語り芸の魅力

 春先のうす曇りのような天気だった。ぼっーと遠くまで靄(もや)のかかった曇り空。川の岸に沿ってカモの群れが散開していた。二三羽が一団になって、川の真ん中ではなく岸辺に浮かんで動き回っていた。えさを探しているようだ。
 NHK教育テレビで「私のこだわり人物伝」を観た。鹿島茂が語る山田風太郎だった。山田風太郎の死生観をめぐっての話と小説の魅力など、うん、うん、とうなずくところあり。
 第一回の風太郎の大ウソと司馬遼太郎の小ウソ、これも面白かった。山田風太郎の小説では最後のどんでん返しが、あっとビックリする。あっけにとられる。今回の第四回で、鹿島茂の語る「私のこだわり人物伝」は終わる。二月に放送の「私のこだわり人物伝」は「目利きの肖像ー白洲正子ー」で細川護煕氏。

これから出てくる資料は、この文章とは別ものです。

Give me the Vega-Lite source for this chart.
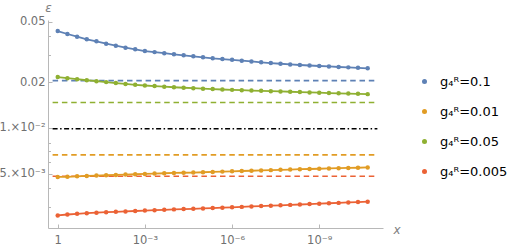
{
  "$schema": "https://vega.github.io/schema/vega-lite/v6.json",
  "width": 335,
  "height": 208,
  "autosize": {"type": "none"},
  "padding": {"left": 48, "top": 20, "right": 127, "bottom": 20},
  "background": "white",
  "config": {"view": {"stroke": null}, "font": "DejaVu Sans"},
  "datasets": {
    "pts": [
      {"x":1,"e":0.0434,"g":"0.1"},{"x":0.4642,"e":0.04148,"g":"0.1"},{"x":0.2154,"e":0.03981,"g":"0.1"},{"x":0.1,"e":0.03827,"g":"0.1"},{"x":0.04642,"e":0.03713,"g":"0.1"},{"x":0.02154,"e":0.0358,"g":"0.1"},{"x":0.01,"e":0.03473,"g":"0.1"},{"x":0.004642,"e":0.03369,"g":"0.1"},{"x":0.002154,"e":0.03288,"g":"0.1"},{"x":0.001,"e":0.03204,"g":"0.1"},{"x":0.0004642,"e":0.03152,"g":"0.1"},{"x":0.0002154,"e":0.031,"g":"0.1"},{"x":0.0001,"e":0.0305,"g":"0.1"},{"x":4.642e-5,"e":0.03002,"g":"0.1"},{"x":2.154e-5,"e":0.02956,"g":"0.1"},{"x":1e-5,"e":0.02912,"g":"0.1"},{"x":4.642e-6,"e":0.02868,"g":"0.1"},{"x":2.154e-6,"e":0.02837,"g":"0.1"},{"x":1e-6,"e":0.02805,"g":"0.1"},{"x":4.642e-7,"e":0.02767,"g":"0.1"},{"x":2.154e-7,"e":0.02735,"g":"0.1"},{"x":1e-7,"e":0.02702,"g":"0.1"},{"x":4.642e-8,"e":0.0267,"g":"0.1"},{"x":2.154e-8,"e":0.02642,"g":"0.1"},{"x":1e-8,"e":0.02616,"g":"0.1"},{"x":4.642e-9,"e":0.02592,"g":"0.1"},{"x":2.154e-9,"e":0.02574,"g":"0.1"},{"x":1e-9,"e":0.02553,"g":"0.1"},{"x":4.642e-10,"e":0.02536,"g":"0.1"},{"x":2.154e-10,"e":0.02515,"g":"0.1"},{"x":1e-10,"e":0.02501,"g":"0.1"},{"x":4.642e-11,"e":0.02484,"g":"0.1"},{"x":2.154e-11,"e":0.02464,"g":"0.1"},
      {"x":1,"e":0.02158,"g":"0.05"},{"x":0.4642,"e":0.02123,"g":"0.05"},{"x":0.2154,"e":0.0209,"g":"0.05"},{"x":0.1,"e":0.02058,"g":"0.05"},{"x":0.04642,"e":0.02028,"g":"0.05"},{"x":0.02154,"e":0.02,"g":"0.05"},{"x":0.01,"e":0.01972,"g":"0.05"},{"x":0.004642,"e":0.01945,"g":"0.05"},{"x":0.002154,"e":0.01921,"g":"0.05"},{"x":0.001,"e":0.019,"g":"0.05"},{"x":0.0004642,"e":0.01883,"g":"0.05"},{"x":0.0002154,"e":0.01866,"g":"0.05"},{"x":0.0001,"e":0.0185,"g":"0.05"},{"x":4.642e-5,"e":0.01836,"g":"0.05"},{"x":2.154e-5,"e":0.01823,"g":"0.05"},{"x":1e-5,"e":0.0181,"g":"0.05"},{"x":4.642e-6,"e":0.01799,"g":"0.05"},{"x":2.154e-6,"e":0.01788,"g":"0.05"},{"x":1e-6,"e":0.01778,"g":"0.05"},{"x":4.642e-7,"e":0.01769,"g":"0.05"},{"x":2.154e-7,"e":0.0176,"g":"0.05"},{"x":1e-7,"e":0.01752,"g":"0.05"},{"x":4.642e-8,"e":0.01744,"g":"0.05"},{"x":2.154e-8,"e":0.01736,"g":"0.05"},{"x":1e-8,"e":0.01728,"g":"0.05"},{"x":4.642e-9,"e":0.01719,"g":"0.05"},{"x":2.154e-9,"e":0.01711,"g":"0.05"},{"x":1e-9,"e":0.01703,"g":"0.05"},{"x":4.642e-10,"e":0.01695,"g":"0.05"},{"x":2.154e-10,"e":0.01688,"g":"0.05"},{"x":1e-10,"e":0.01681,"g":"0.05"},{"x":4.642e-11,"e":0.01674,"g":"0.05"},{"x":2.154e-11,"e":0.01667,"g":"0.05"},
      {"x":1,"e":0.004749,"g":"0.01"},{"x":0.4642,"e":0.004756,"g":"0.01"},{"x":0.2154,"e":0.004792,"g":"0.01"},{"x":0.1,"e":0.004821,"g":"0.01"},{"x":0.04642,"e":0.00485,"g":"0.01"},{"x":0.02154,"e":0.004873,"g":"0.01"},{"x":0.01,"e":0.004895,"g":"0.01"},{"x":0.004642,"e":0.004924,"g":"0.01"},{"x":0.002154,"e":0.004947,"g":"0.01"},{"x":0.001,"e":0.00497,"g":"0.01"},{"x":0.0004642,"e":0.005,"g":"0.01"},{"x":0.0002154,"e":0.005023,"g":"0.01"},{"x":0.0001,"e":0.005046,"g":"0.01"},{"x":4.642e-5,"e":0.005061,"g":"0.01"},{"x":2.154e-5,"e":0.005076,"g":"0.01"},{"x":1e-5,"e":0.0051,"g":"0.01"},{"x":4.642e-6,"e":0.005123,"g":"0.01"},{"x":2.154e-6,"e":0.005147,"g":"0.01"},{"x":1e-6,"e":0.00517,"g":"0.01"},{"x":4.642e-7,"e":0.005194,"g":"0.01"},{"x":2.154e-7,"e":0.005217,"g":"0.01"},{"x":1e-7,"e":0.005241,"g":"0.01"},{"x":4.642e-8,"e":0.005265,"g":"0.01"},{"x":2.154e-8,"e":0.005289,"g":"0.01"},{"x":1e-8,"e":0.005313,"g":"0.01"},{"x":4.642e-9,"e":0.005338,"g":"0.01"},{"x":2.154e-9,"e":0.005354,"g":"0.01"},{"x":1e-9,"e":0.005378,"g":"0.01"},{"x":4.642e-10,"e":0.005403,"g":"0.01"},{"x":2.154e-10,"e":0.005419,"g":"0.01"},{"x":1e-10,"e":0.005444,"g":"0.01"},{"x":4.642e-11,"e":0.00546,"g":"0.01"},{"x":2.154e-11,"e":0.005485,"g":"0.01"},
      {"x":1,"e":0.00265,"g":"0.005"},{"x":0.4642,"e":0.002686,"g":"0.005"},{"x":0.2154,"e":0.002715,"g":"0.005"},{"x":0.1,"e":0.00274,"g":"0.005"},{"x":0.04642,"e":0.002761,"g":"0.005"},{"x":0.02154,"e":0.002782,"g":"0.005"},{"x":0.01,"e":0.002799,"g":"0.005"},{"x":0.004642,"e":0.002816,"g":"0.005"},{"x":0.002154,"e":0.002833,"g":"0.005"},{"x":0.001,"e":0.00285,"g":"0.005"},{"x":0.0004642,"e":0.002868,"g":"0.005"},{"x":0.0002154,"e":0.002885,"g":"0.005"},{"x":0.0001,"e":0.002903,"g":"0.005"},{"x":4.642e-5,"e":0.002916,"g":"0.005"},{"x":2.154e-5,"e":0.002929,"g":"0.005"},{"x":1e-5,"e":0.002947,"g":"0.005"},{"x":4.642e-6,"e":0.00296,"g":"0.005"},{"x":2.154e-6,"e":0.002979,"g":"0.005"},{"x":1e-6,"e":0.002997,"g":"0.005"},{"x":4.642e-7,"e":0.003015,"g":"0.005"},{"x":2.154e-7,"e":0.003034,"g":"0.005"},{"x":1e-7,"e":0.003052,"g":"0.005"},{"x":4.642e-8,"e":0.003071,"g":"0.005"},{"x":2.154e-8,"e":0.003089,"g":"0.005"},{"x":1e-8,"e":0.003108,"g":"0.005"},{"x":4.642e-9,"e":0.003127,"g":"0.005"},{"x":2.154e-9,"e":0.003146,"g":"0.005"},{"x":1e-9,"e":0.003165,"g":"0.005"},{"x":4.642e-10,"e":0.003185,"g":"0.005"},{"x":2.154e-10,"e":0.003204,"g":"0.005"},{"x":1e-10,"e":0.003224,"g":"0.005"},{"x":4.642e-11,"e":0.003243,"g":"0.005"},{"x":2.154e-11,"e":0.003263,"g":"0.005"}
    ],
    "ref": [
      {"x":1.5,"e":0.02047,"g":"0.1"},{"x":1.1e-11,"e":0.02047,"g":"0.1"},
      {"x":1.5,"e":0.01467,"g":"0.05"},{"x":1.1e-11,"e":0.01467,"g":"0.05"},
      {"x":1.5,"e":0.006637,"g":"0.01"},{"x":1.1e-11,"e":0.006637,"g":"0.01"},
      {"x":1.5,"e":0.004799,"g":"0.005"},{"x":1.1e-11,"e":0.004799,"g":"0.005"}
    ],
    "blk": [
      {"x":1.5,"e":0.00985},{"x":1.0e-11,"e":0.00985}
    ]
  },
  "encoding": {
    "x": {
      "field": "x", "type": "quantitative",
      "scale": {"type": "log", "domain": [6.4e-12, 2.16], "reverse": true, "nice": false},
      "axis": {
        "values": [1, 0.001, 1e-6, 1e-9],
        "labelExpr": "datum.value > 0.5 ? '1' : datum.value > 1e-4 ? '10⁻³' : datum.value > 1e-7 ? '10⁻⁶' : '10⁻⁹'",
        "grid": false,
        "domainColor": "#b8b8b8", "tickColor": "#b8b8b8", "tickSize": -4, "labelPadding": 10,
        "labelColor": "#707070", "labelFontSize": 11.5, "labelOverlap": false, "labelFlush": false, "labelBound": false,
        "title": "x", "titleFontStyle": "italic", "titleFontWeight": "normal", "titleColor": "#808080", "titleFontSize": 12,
        "titleAngle": 0, "titleX": 345, "titleY": 1, "titleAlign": "left", "titleBaseline": "middle"
      }
    },
    "y": {
      "field": "e", "type": "quantitative",
      "scale": {"type": "log", "domain": [0.002189, 0.0513], "nice": false},
      "axis": {
        "values": [0.05, 0.04, 0.03, 0.02, 0.01, 0.008, 0.007, 0.006, 0.005, 0.004, 0.003],
        "labelExpr": "datum.value == 0.05 ? '0.05' : datum.value == 0.02 ? '0.02' : datum.value == 0.01 ? '1.×10⁻²' : datum.value == 0.005 ? '5.×10⁻³' : ''",
        "tickSize": {"condition": {"test": "datum.value == 0.05 || datum.value == 0.02 || datum.value == 0.01 || datum.value == 0.005", "value": -4}, "value": -2.5},
        "grid": false,
        "domainColor": "#b8b8b8", "tickColor": "#b8b8b8", "labelPadding": 7,
        "labelColor": "#707070", "labelFontSize": 11.5, "labelOverlap": false, "labelFlush": false, "labelBound": false,
        "title": "ε", "titleFontStyle": "italic", "titleFontWeight": "normal", "titleColor": "#808080", "titleFontSize": 12,
        "titleAngle": 0, "titleX": 0, "titleY": -12.5, "titleAlign": "center", "titleBaseline": "middle"
      }
    }
  },
  "layer": [
    {
      "data": {"name": "ref"},
      "mark": {"type": "line", "strokeWidth": 1.6, "strokeDash": [5.5, 3.8]},
      "encoding": {
        "color": {"field": "g", "type": "nominal",
          "scale": {"domain": ["0.1", "0.01", "0.05", "0.005"], "range": ["#5E81B5", "#E19C24", "#8FB032", "#EB6235"]}}
      }
    },
    {
      "data": {"name": "blk"},
      "mark": {"type": "line", "strokeWidth": 1.6, "color": "#000000", "strokeDash": [5, 2.5, 1.5, 2.5]},
      "encoding": {}
    },
    {
      "data": {"name": "pts"},
      "mark": {"type": "line", "strokeWidth": 1.8},
      "encoding": {
        "color": {"field": "g", "type": "nominal"}
      }
    },
    {
      "data": {"name": "pts"},
      "mark": {"type": "point", "filled": true, "size": 20, "opacity": 1},
      "encoding": {
        "color": {"field": "g", "type": "nominal",
          "legend": {
            "orient": "none", "legendX": 370, "legendY": 55, "title": null, "padding": 0,
            "symbolType": "circle", "symbolSize": 25, "symbolStrokeWidth": 0, "symbolOpacity": 1,
            "labelExpr": "'g₄ᴿ=' + datum.label", "labelFontSize": 13, "labelColor": "#000000",
            "labelOffset": 9, "rowPadding": 16, "labelFont": "DejaVu Sans"
          }
        }
      }
    }
  ]
}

 ラジオ深夜便は須磨佳津江アナウンサーの担当日で「健康百話」は、高岡英夫の「ゆる体操」の話であった。〈からだをゆるめる、脱力する、という一見単純に思えることが、実は人間本来の姿であり、現代人が忘れている盲点であるといえます。〉とは、高岡英夫のある本での言葉。
 昨夜のラジオ深夜便の「朗読」は藤沢周平の「蝉しぐれ」で、松平定知アナウンサーの話しっぷりがいい。物語の登場人物の声音(こわね)が上手い。久しぶりに語り芸の面白さに引き込まれた。その後の「演芸特選 落語」は、柳家金語楼の「釣りの酒」で、これは聴いた。もう一人の古今亭志ん生の「文七元結」は聴き逃がした。いつの間にやら眠っていたのだった。
 書店で長谷邦夫の本が出ているのを知る。『赤塚不二夫天才ニャロメ伝』(マガジンハウス)。